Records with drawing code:
#####

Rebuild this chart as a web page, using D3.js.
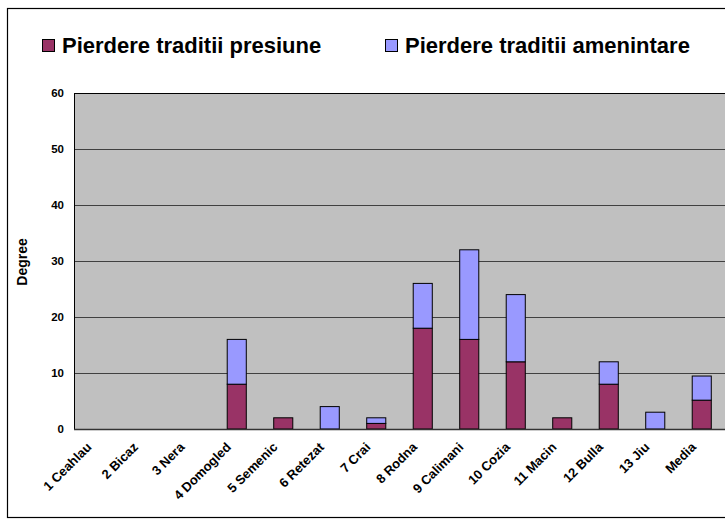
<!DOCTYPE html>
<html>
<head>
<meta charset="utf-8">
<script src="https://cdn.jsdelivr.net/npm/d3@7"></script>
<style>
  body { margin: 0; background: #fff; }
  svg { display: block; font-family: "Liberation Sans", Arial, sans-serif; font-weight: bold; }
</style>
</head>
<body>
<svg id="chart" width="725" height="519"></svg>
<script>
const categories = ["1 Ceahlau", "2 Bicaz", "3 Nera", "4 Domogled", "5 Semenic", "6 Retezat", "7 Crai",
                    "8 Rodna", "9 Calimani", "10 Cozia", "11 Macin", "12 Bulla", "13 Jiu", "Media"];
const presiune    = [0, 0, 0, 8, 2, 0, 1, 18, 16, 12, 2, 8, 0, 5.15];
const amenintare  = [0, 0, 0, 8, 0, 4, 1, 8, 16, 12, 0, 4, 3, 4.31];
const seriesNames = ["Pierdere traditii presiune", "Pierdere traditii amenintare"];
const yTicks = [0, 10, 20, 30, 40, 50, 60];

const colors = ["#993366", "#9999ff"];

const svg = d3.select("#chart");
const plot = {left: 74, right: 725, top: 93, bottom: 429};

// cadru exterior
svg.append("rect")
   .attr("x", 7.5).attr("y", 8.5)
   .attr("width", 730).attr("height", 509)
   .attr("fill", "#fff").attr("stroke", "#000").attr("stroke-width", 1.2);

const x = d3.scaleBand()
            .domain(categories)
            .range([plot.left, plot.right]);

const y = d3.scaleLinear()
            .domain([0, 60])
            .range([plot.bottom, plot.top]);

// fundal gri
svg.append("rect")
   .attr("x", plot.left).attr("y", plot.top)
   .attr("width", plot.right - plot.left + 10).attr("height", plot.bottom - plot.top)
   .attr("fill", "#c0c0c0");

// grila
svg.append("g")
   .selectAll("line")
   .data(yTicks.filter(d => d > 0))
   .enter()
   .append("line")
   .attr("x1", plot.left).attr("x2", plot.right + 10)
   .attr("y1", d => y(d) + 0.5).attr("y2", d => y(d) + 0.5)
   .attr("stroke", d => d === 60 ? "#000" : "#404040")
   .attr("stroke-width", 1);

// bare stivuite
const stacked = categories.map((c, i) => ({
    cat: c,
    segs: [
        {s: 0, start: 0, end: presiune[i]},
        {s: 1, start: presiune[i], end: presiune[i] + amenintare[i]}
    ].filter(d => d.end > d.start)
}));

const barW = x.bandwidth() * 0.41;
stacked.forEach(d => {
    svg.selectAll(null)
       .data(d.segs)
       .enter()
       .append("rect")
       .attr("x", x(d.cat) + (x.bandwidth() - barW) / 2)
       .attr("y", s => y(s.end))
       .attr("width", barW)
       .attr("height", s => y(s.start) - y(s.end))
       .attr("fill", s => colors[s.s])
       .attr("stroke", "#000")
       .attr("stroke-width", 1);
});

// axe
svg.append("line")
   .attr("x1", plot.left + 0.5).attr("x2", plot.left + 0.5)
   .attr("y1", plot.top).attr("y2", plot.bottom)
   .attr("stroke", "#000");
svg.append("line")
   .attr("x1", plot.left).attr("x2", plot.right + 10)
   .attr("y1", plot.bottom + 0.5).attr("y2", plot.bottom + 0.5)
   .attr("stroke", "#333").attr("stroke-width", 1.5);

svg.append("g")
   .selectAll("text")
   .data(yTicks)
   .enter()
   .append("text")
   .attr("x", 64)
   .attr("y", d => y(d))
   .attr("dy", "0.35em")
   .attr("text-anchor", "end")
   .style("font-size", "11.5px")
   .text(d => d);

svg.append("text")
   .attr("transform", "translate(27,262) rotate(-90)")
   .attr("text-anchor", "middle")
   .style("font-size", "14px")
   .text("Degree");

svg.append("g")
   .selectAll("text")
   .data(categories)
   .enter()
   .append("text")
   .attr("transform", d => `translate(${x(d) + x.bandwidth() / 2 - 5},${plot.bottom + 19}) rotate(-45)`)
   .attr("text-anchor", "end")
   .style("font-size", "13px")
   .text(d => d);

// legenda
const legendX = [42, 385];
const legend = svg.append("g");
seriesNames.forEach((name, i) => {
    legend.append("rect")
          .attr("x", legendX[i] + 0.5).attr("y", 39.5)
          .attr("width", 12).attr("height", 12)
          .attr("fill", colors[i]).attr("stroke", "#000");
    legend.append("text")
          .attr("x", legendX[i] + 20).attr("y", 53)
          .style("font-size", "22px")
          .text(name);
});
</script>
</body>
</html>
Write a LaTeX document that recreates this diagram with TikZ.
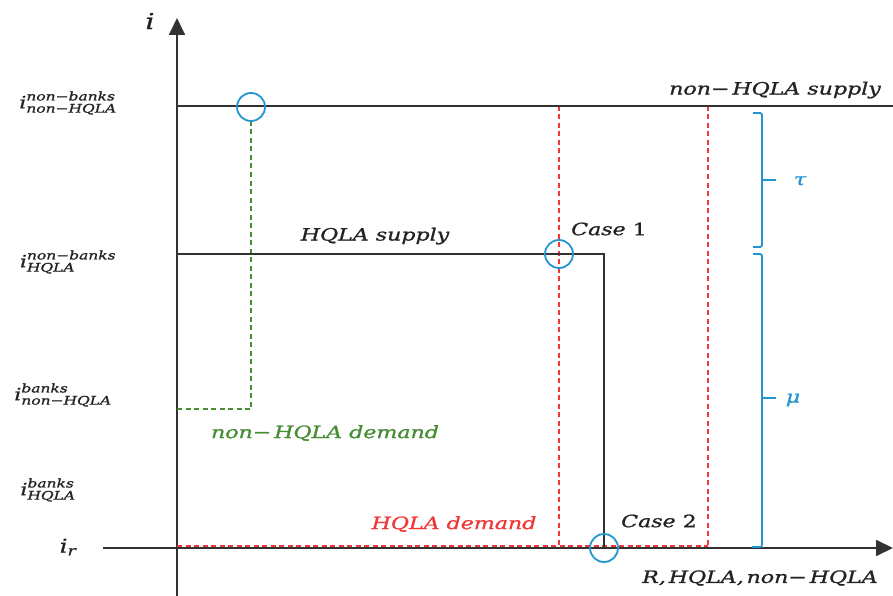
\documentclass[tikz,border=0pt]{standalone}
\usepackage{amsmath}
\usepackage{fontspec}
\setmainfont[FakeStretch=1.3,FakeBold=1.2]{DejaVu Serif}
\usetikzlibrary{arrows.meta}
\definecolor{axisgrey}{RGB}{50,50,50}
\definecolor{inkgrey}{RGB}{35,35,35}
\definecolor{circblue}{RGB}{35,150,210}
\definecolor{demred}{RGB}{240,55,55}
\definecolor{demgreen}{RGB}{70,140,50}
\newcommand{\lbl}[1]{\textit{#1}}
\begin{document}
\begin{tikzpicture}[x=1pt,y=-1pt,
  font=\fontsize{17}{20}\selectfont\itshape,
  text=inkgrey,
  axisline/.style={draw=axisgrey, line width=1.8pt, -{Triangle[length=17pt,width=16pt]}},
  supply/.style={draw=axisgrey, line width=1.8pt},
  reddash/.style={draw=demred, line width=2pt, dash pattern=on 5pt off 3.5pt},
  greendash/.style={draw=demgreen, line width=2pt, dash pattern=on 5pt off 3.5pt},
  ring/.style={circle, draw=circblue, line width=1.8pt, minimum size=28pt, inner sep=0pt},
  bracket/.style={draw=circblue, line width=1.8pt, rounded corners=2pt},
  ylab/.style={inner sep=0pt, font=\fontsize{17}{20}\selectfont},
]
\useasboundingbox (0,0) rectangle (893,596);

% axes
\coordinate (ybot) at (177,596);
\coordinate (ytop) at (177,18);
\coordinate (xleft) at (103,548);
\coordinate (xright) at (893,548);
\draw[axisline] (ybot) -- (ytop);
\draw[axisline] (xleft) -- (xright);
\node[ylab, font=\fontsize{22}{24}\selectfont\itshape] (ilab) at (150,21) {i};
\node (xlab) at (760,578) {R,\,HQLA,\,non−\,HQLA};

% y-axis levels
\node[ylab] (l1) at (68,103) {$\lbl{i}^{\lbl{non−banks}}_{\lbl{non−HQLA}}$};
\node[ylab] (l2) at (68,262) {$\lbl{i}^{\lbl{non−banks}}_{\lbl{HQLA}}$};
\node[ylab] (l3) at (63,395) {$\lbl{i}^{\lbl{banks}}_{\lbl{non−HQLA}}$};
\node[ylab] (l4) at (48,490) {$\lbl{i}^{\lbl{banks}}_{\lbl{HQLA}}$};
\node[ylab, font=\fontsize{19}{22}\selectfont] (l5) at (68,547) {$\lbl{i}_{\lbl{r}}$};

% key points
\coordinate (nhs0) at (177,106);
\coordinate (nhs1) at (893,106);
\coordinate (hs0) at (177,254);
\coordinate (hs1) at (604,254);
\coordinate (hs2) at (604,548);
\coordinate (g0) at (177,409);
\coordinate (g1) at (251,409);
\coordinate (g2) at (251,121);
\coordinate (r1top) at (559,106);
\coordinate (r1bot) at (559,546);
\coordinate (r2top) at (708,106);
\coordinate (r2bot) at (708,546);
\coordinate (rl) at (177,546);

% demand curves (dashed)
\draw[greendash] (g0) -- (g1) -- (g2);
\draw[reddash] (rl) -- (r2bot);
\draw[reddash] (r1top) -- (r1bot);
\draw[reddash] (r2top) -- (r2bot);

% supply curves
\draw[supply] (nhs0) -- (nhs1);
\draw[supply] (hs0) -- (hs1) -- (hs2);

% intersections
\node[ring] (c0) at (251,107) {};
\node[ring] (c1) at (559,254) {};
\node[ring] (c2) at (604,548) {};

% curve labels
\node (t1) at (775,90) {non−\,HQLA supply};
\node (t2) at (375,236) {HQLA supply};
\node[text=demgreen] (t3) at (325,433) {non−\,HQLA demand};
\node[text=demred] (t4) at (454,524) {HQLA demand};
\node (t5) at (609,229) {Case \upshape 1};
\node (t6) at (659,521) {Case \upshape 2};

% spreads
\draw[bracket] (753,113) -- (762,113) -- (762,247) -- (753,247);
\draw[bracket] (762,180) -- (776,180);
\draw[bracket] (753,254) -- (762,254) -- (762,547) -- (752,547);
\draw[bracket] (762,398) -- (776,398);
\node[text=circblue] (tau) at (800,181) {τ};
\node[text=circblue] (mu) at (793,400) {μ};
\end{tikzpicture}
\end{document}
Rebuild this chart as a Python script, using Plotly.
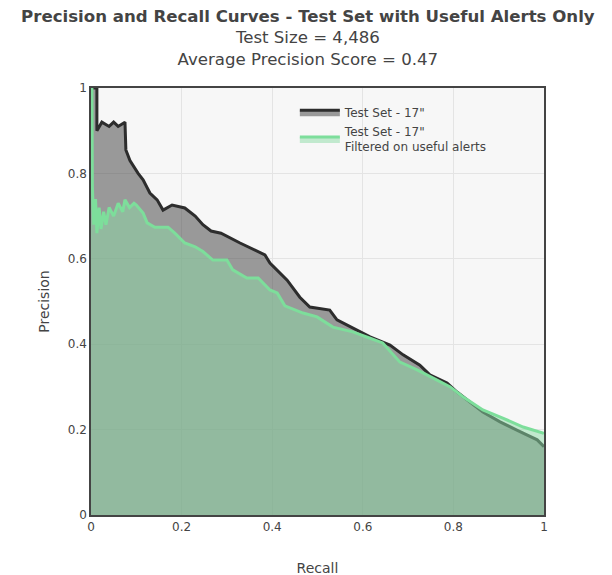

#####

◆ **What to work on**
Return, from the data, each line that has the word "this" in it.

◆ **Response below**
Rebuild this chart as a web page, using D3.js.
Write a LaTeX document that recreates this diagram with TikZ.
Rebuild this chart as a Python script, using Plotly.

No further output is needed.